I had a major anxiety flare-up early this year that took two months to get under control. I could still function but I couldn't think. My body had taken over my mind. As one friend said to me "Maree, your body is screaming at you. Listen to it". What helped me recover was remembering the inextricable link between the brain and the body which I had been ignoring by, essentially, living in my mind.
I'm reading the book The Extended Mind: The Power of Thinking Outside the Brain by Annie Murphy Paul at the moment, and in the first few pages this connection has been explained very clearly. I went off on a tangent about my posts here on Foresight in the Present which are all about thinking about thinking about futures (mostly) when that is really only one part of the experience of opening our minds to our futures. How we physically engage with those futures matters too.
Now, first let me tell you I have always hated those exercises where you have to get up from your seat and join in something physical - dancing for example, which I now know stimulates the vagus nerve and that reduces anxiety so I think I'll join in a bit more enthusiastically next time.
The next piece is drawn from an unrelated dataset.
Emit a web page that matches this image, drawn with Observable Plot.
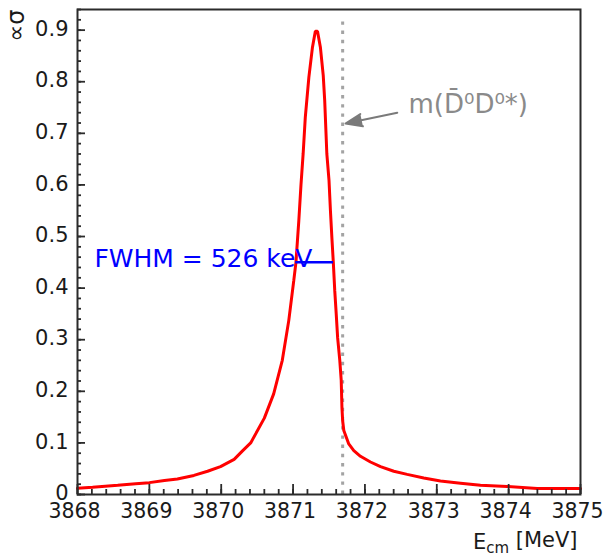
<!DOCTYPE html>
<html>
<head>
<meta charset="utf-8">
<script src="https://cdn.jsdelivr.net/npm/d3@7"></script>
<script src="https://cdn.jsdelivr.net/npm/@observablehq/plot@0.6"></script>
<style>
  html, body { margin: 0; padding: 0; background: #fff; overflow: hidden; }
</style>
</head>
<body>
<div id="chart"></div>
<script>
// ---- data ----
const energy = [
  3868.00, 3868.21, 3868.56, 3868.81, 3869.00, 3869.21, 3869.39, 3869.62, 3869.81, 3869.99,
  3870.18, 3870.30, 3870.41, 3870.60, 3870.73, 3870.85, 3870.94, 3871.01, 3871.04, 3871.08,
  3871.11, 3871.14, 3871.17, 3871.22, 3871.27, 3871.31, 3871.34, 3871.38, 3871.42, 3871.44,
  3871.47, 3871.50, 3871.52, 3871.54, 3871.56, 3871.58, 3871.60, 3871.62, 3871.65, 3871.67,
  3871.68, 3871.69, 3871.706, 3871.775, 3871.845, 3871.938, 3872.077, 3872.217, 3872.402, 3872.588,
  3872.819, 3873.051, 3873.330, 3873.608, 3873.980, 3874.397, 3875.00
];
const sigma = [
  0.012, 0.014, 0.018, 0.021, 0.023, 0.027, 0.030, 0.037, 0.045, 0.054,
  0.068, 0.085, 0.100, 0.148, 0.195, 0.260, 0.337, 0.415, 0.450, 0.531,
  0.600, 0.660, 0.731, 0.809, 0.867, 0.898, 0.898, 0.867, 0.812, 0.764,
  0.660, 0.609, 0.550, 0.498, 0.450, 0.395, 0.351, 0.304, 0.260, 0.221,
  0.169, 0.143, 0.124, 0.098, 0.085, 0.074, 0.063, 0.054, 0.045, 0.039,
  0.032, 0.026, 0.022, 0.018, 0.0155, 0.0116, 0.0116
];
const xTicks = [3868, 3869, 3870, 3871, 3872, 3873, 3874, 3875];
const xTickLabels = ["3868", "3869", "3870", "3871", "3872", "3873", "3874", "3875"];
const yTicks = [0, 0.1, 0.2, 0.3, 0.4, 0.5, 0.6, 0.7, 0.8, 0.9];
const yTickLabels = ["0", "0.1", "0.2", "0.3", "0.4", "0.5", "0.6", "0.7", "0.8", "0.9"];
const xMinor = d3.range(3868, 3875.001, 0.2);
const yMinor = d3.range(0, 0.941, 0.02);

const thresholdMass = 3871.69;         // m(D0bar D0*)
const thresholdTop = 0.92;
const halfMax = 0.45;
const fwhmLow = 3871.03;
const fwhmHigh = 3871.556;              // width 526 keV
const fwhmLabel = "FWHM = 526 keV";
const thresholdLabel = "m(D\u0304\u2070D\u2070*)";
const yTitle = "\u221D\u03C3";
const xTitleMain = "E";
const xTitleSub = "cm";
const xTitleRest = " [MeV]";

// annotation anchors (data units)
const fwhmTextPos = [{x: 3868.235, y: halfMax}];
const thresholdTextPos = [{x: 3872.606, y: 0.756}];
const arrowPos = [{x1: 3872.45, y1: 0.740, x2: 3871.73, y2: 0.719}];

const curve = energy.map((e, i) => ({e, s: sigma[i]}));

// layout
const W = 606, H = 557, mL = 77, mR = 26, mT = 9, mB = 63;
const xDomain = [3868, 3875], yDomain = [0, 0.94];
const frameW = W - mL - mR, frameH = H - mT - mB;
// convert tick lengths in pixels to data units of the other axis
const pxToY = px => px * (yDomain[1] - yDomain[0]) / frameH;
const pxToX = px => px * (xDomain[1] - xDomain[0]) / frameW;
const tickColor = "#2b2b2b";

const plot = Plot.plot({
  width: W,
  height: H,
  marginLeft: mL,
  marginRight: mR,
  marginTop: mT,
  marginBottom: mB,
  style: {fontFamily: "DejaVu Sans", background: "#fff", overflow: "visible"},
  x: {domain: xDomain, axis: null},
  y: {domain: yDomain, axis: null},
  marks: [
    // threshold dotted line
    Plot.ruleX([thresholdMass], {y1: 0, y2: thresholdTop, stroke: "#a3a3a3", strokeWidth: 3, strokeDasharray: "3.4,5.8"}),
    // lineshape
    Plot.line(curve, {x: "e", y: "s", stroke: "#ff0000", strokeWidth: 3, strokeLinejoin: "miter"}),
    // FWHM bar
    Plot.link([{x1: fwhmLow, x2: fwhmHigh, y: halfMax}], {x1: "x1", x2: "x2", y1: "y", y2: "y", stroke: "#0000ff", strokeWidth: 2.5}),
    Plot.text(fwhmTextPos, {x: "x", y: "y", text: () => fwhmLabel, textAnchor: "start", lineAnchor: "middle", dy: -3.5, fill: "#0000ff", fontSize: 25}),
    // threshold annotation
    Plot.arrow(arrowPos, {x1: "x1", y1: "y1", x2: "x2", y2: "y2", stroke: "#7a7a7a", fill: "#7a7a7a", strokeWidth: 2, headLength: 15, headAngle: 42}),
    Plot.text(thresholdTextPos, {x: "x", y: "y", text: () => thresholdLabel, textAnchor: "start", lineAnchor: "middle", fill: "#8a8a8a", fontSize: 26}),
    // ticks (inside the frame)
    Plot.ruleX(xMinor, {x: d => d, y1: yDomain[0], y2: yDomain[0] + pxToY(5), stroke: tickColor, strokeWidth: 1.8}),
    Plot.ruleX(xTicks, {x: d => d, y1: yDomain[0], y2: yDomain[0] + pxToY(10), stroke: tickColor, strokeWidth: 1.8}),
    Plot.ruleY(yMinor, {y: d => d, x1: xDomain[0], x2: xDomain[0] + pxToX(4), stroke: tickColor, strokeWidth: 1.8}),
    Plot.ruleY(yTicks, {y: d => d, x1: xDomain[0], x2: xDomain[0] + pxToX(8), stroke: tickColor, strokeWidth: 1.8}),
    // frame
    Plot.frame({stroke: tickColor, strokeWidth: 2}),
    // tick labels
    Plot.axisX({ticks: xTicks, tickSize: 0, tickPadding: 9, dx: -3, tickFormat: d => xTickLabels[xTicks.indexOf(d)], label: null, fontSize: 20.5, color: "#1a1a1a"}),
    Plot.axisY({ticks: yTicks, tickSize: 0, tickPadding: 9, dy: -1, tickFormat: d => yTickLabels[yTicks.indexOf(d)], label: null, fontSize: 21, color: "#1a1a1a"}),
    // axis titles
    Plot.text([yTitle], {frameAnchor: "top-left", rotate: -90, textAnchor: "end", dx: -71, dy: 0, fontSize: 24, fill: "#1a1a1a"}),
    Plot.text(["XTITLE"], {frameAnchor: "bottom-right", textAnchor: "end", dx: -3, dy: 54, fontSize: 21, fill: "#1a1a1a"})
  ]
});

// build subscripted x-axis title
d3.select(plot).selectAll("text").filter(function() { return this.textContent === "XTITLE"; })
  .each(function() {
    const t = d3.select(this);
    t.text(null);
    t.append("tspan").text(xTitleMain);
    t.append("tspan").attr("dy", "0.3em").attr("font-size", "15").text(xTitleSub);
    t.append("tspan").attr("dy", "-0.3em").text(xTitleRest);
  });

document.getElementById("chart").append(plot);
</script>
</body>
</html>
And I have a new appreciation for experiential futures which I have always thought are wonderful and exciting ways to engage with futures - but for me? Nah. I might have to reconsider that too.
This connection between brain and body isn't new of course because Eastern philosophy views the mind-body- spirit connection holistically and as something to be acquired over time - and has done for centuries. Annie Murphy Paul writes about embodied, situated and distributed cognition - the impact of, respectively, body, place and thinking with others. She writes (p.xv): "Together they seemed to indicate that it's the stuff outside our heads that make us smart." While the published research in these three areas is significant, it is not integrated - and integration is a foundational premise for futures studies; it is a field with open boundaries (mostly) that draws on many disciplines and approaches. I'm only reading the prologue for heaven's sake, yet I feel as though I have found something I've been looking for, that has helped me answer some of my questions about self and my connection between my mind and body.
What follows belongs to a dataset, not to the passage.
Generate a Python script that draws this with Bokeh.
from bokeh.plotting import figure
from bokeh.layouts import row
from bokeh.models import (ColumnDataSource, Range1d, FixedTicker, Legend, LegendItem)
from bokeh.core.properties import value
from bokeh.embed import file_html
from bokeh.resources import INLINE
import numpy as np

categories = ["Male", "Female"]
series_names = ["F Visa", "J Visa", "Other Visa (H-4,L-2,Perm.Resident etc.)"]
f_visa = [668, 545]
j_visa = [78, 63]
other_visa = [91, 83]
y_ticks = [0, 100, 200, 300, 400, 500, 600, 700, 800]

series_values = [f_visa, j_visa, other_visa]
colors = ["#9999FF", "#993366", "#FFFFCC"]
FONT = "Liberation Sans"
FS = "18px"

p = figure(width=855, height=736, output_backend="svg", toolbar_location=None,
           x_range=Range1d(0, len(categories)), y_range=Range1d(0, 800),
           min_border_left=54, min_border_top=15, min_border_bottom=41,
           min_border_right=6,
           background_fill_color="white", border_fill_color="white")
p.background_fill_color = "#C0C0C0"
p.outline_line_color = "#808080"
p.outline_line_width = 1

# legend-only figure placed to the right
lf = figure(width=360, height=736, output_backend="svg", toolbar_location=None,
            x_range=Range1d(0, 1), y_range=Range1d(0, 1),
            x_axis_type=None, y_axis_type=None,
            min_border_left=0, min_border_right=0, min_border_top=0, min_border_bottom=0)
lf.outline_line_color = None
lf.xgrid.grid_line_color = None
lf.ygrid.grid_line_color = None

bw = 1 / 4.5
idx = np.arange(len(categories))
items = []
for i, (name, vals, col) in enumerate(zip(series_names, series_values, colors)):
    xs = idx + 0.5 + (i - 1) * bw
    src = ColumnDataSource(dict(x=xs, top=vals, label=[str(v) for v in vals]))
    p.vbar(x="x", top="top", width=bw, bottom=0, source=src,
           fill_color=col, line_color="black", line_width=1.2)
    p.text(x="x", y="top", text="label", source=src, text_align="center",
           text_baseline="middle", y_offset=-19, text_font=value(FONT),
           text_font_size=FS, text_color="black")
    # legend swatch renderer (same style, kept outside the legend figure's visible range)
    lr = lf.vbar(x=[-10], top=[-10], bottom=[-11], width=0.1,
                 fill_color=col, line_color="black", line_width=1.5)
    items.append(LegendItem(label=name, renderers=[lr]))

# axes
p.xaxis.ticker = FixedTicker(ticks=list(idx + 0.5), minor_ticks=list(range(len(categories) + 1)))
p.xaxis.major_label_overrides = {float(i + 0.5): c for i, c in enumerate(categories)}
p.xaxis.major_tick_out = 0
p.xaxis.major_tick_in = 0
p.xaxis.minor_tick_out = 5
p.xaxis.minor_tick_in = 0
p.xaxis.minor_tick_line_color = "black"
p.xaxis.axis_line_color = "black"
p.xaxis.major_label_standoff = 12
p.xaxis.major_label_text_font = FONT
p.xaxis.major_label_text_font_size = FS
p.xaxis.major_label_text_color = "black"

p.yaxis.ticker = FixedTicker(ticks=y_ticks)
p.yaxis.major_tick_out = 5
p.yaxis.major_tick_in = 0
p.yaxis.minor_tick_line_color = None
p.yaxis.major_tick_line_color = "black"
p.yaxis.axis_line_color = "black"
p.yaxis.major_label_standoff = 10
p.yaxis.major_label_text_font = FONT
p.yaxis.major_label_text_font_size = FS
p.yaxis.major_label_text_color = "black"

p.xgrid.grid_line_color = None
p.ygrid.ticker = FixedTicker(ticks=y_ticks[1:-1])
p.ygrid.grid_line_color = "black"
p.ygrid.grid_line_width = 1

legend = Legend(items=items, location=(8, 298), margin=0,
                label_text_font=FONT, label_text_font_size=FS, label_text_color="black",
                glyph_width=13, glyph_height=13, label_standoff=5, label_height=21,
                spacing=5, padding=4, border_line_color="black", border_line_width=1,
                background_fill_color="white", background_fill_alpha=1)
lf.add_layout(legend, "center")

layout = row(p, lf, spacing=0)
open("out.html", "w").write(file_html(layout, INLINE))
And, I'm thinking that this may be the missing link in the design of my conversations about futures framework which I developed in my PhD and have been trying to write a book about for the last year. It is a framework that integrates our inner and outer worlds, but I just can't complete the last chapter which is all about making the framework real, usable, practical. I missed that it's not only that our assumptions about futures are held in our minds, we also enact them in our bodies.
For example, the fear, excitement, anxiety, struggle or indifference that we experience when we are asked to imagine futures and that I encountered in every workshop I did for 20 odd years. I heard these feelings and emotions being expressed in various ways in all these workshops, but I did not really acknowledge them or explore them as part of the process - which may be why I always felt uncomfortable as a workshop facilitator. I did not want to acknowledge them - I didn't know how. I usually tried a rational approach to my responses which of course I realise now was just a bit pointless. I feared engaging with emotions - mine or those of my participants.
This is more than being asked to stand up and do jumping jacks in a workshop; rather, it's about being able to imagine our futures in our minds and feel them in our bodies. That means recognising those feelings (I could do this), sitting with them, exploring them and seeking understanding about why they are related to your experience of imagining futures. Not dismissing, ignoring, but trusting emergence of something new, yet to be defined.
Jeanne Liedtka, in one of her publications about strategy, writes: “Strategies must be felt to be vivid, personally meaningful, and compelling by the members of the organization who must adopt new behaviours in order to execute them. And thinking won’t get you there”. That is, to act in meaningful – and transformative – ways in the present as an outcome of using futures processes requires some form of emotional response - as well as intellectual engagement to underpin the design of those processes. And that means we need to listen to our bodies as well as our minds, to trust our emotions, our gestures, our sensations, as much as we trust data. To trust our interoceptive sense (tuning into the sensations of our bodies which help us know when we are hungry or thirsty, but also when we are with others to help us sense how they are feeling). How our futures make us feel.
We may do this intuitively already (I wasn't) and I know futures folks who do this brilliantly in their processes, but I also know from what I read and watch that there are many people who run futures process and who run the process well, but who also miss engaging our inner selves to open up a new lens on futures by a rigid implementation of a model or framework. I am reminded here of someone who reviewed my first book and said: A good exploration of foresight and futures but of little practical use because it lacks a model. Thinking here is framed within the boundaries of the model being used - and not allowed to escape.
Do we need to extend our methodologies and methods overtly beyond the brain, to extend our logical reasoning and escape dominant thinking modes that now constrain the full extent of what futures can be identified in the present? How can we ensure that extending our minds helps us find the new in the present? What processes can we design that pay as much homage to our emotions as we do for data, models and trend watching? How can we feel futures? How did your body react while reading this?
Annie Murphy Paul, 2021, The Extended Mind: The Power of Thinking Outside the Brain, Mariner Books, New York.
Jeanne Liedtke, 2010, ‘Strategy as experienced’, in A Manu (ed.), Disrupting Business, Gower Publishing Company, Farnham, 2010, p. 155, italics added.